-- WHAT IS REQUIRED --
Do any lines in the data below contain "matplotlib"? If so, copy every one of them.

· · · ·

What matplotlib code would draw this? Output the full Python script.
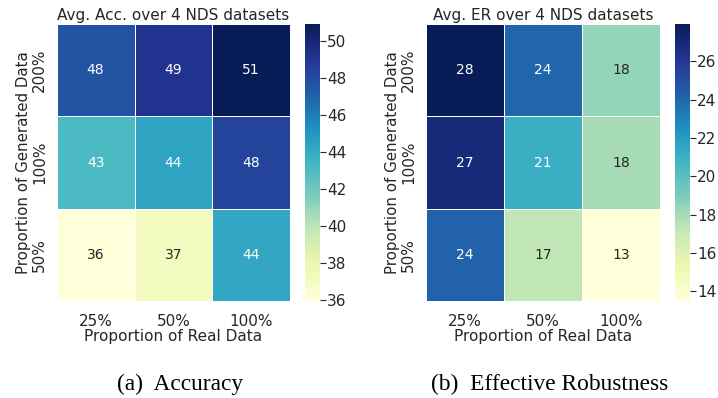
import matplotlib
matplotlib.use("Agg")
import matplotlib.pyplot as plt
import seaborn as sns
import numpy as np

# data
real_labels = ["25%", "50%", "100%"]
gen_labels = ["200%", "100%", "50%"]
acc = [[47.6, 49.2, 50.9],
       [43.1, 44.4, 48.3],
       [35.95, 37.2, 44.2]]
er = [[27.95, 24.1, 18.4],
      [26.9, 21.1, 17.9],
      [24.2, 17.3, 13.48]]

sns.set_theme(style="white")
plt.rcParams['font.family'] = ['DejaVu Sans']
plt.rcParams['text.color'] = '#262626'

fig = plt.figure(figsize=(7.18, 3.98), dpi=100)
ax1 = fig.add_axes([0.079, 0.243, 0.325, 0.697])
cax1 = fig.add_axes([0.425, 0.243, 0.021, 0.697])
ax2 = fig.add_axes([0.593, 0.243, 0.326, 0.697])
cax2 = fig.add_axes([0.940, 0.243, 0.021, 0.697])

for ax, cax, data, title in [(ax1, cax1, acc, "Avg. Acc. over 4 NDS datasets"),
                             (ax2, cax2, er, "Avg. ER over 4 NDS datasets")]:
    sns.heatmap(np.array(data), ax=ax, cbar_ax=cax, cmap="YlGnBu",
                annot=True, fmt=".0f", linewidths=0.6, linecolor="white",
                xticklabels=real_labels, yticklabels=gen_labels,
                annot_kws={"fontsize": 10})
    ax.set_title(title, fontsize=11, pad=3)
    ax.set_xlabel("Proportion of Real Data", fontsize=11, labelpad=0)
    ax.set_ylabel("Proportion of Generated Data", fontsize=10.8, labelpad=1)
    ax.tick_params(axis="x", labelsize=11, length=0, pad=9)
    ax.tick_params(axis="y", labelsize=11, length=0, pad=7)
    ax.set_yticklabels(gen_labels, rotation=90, va="center")
    cax.tick_params(labelsize=11, length=4, width=0.8, color="#262626", pad=1)
    for s in cax.spines.values():
        s.set_visible(False)

fig.text(0.251, 0.02, "(a)  Accuracy", family="Liberation Serif", fontsize=16.8,
         ha="center", va="baseline", color="black")
fig.text(0.766, 0.02, "(b)  Effective Robustness", family="Liberation Serif",
         fontsize=16.8, ha="center", va="baseline", color="black")

fig.savefig("out.png", dpi=100)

· · · ·

-- RESPONSE TO THIS EXERCISE --
What matplotlib code would draw this? Output the full Python script.
import matplotlib
matplotlib.use("Agg")
import matplotlib.pyplot as plt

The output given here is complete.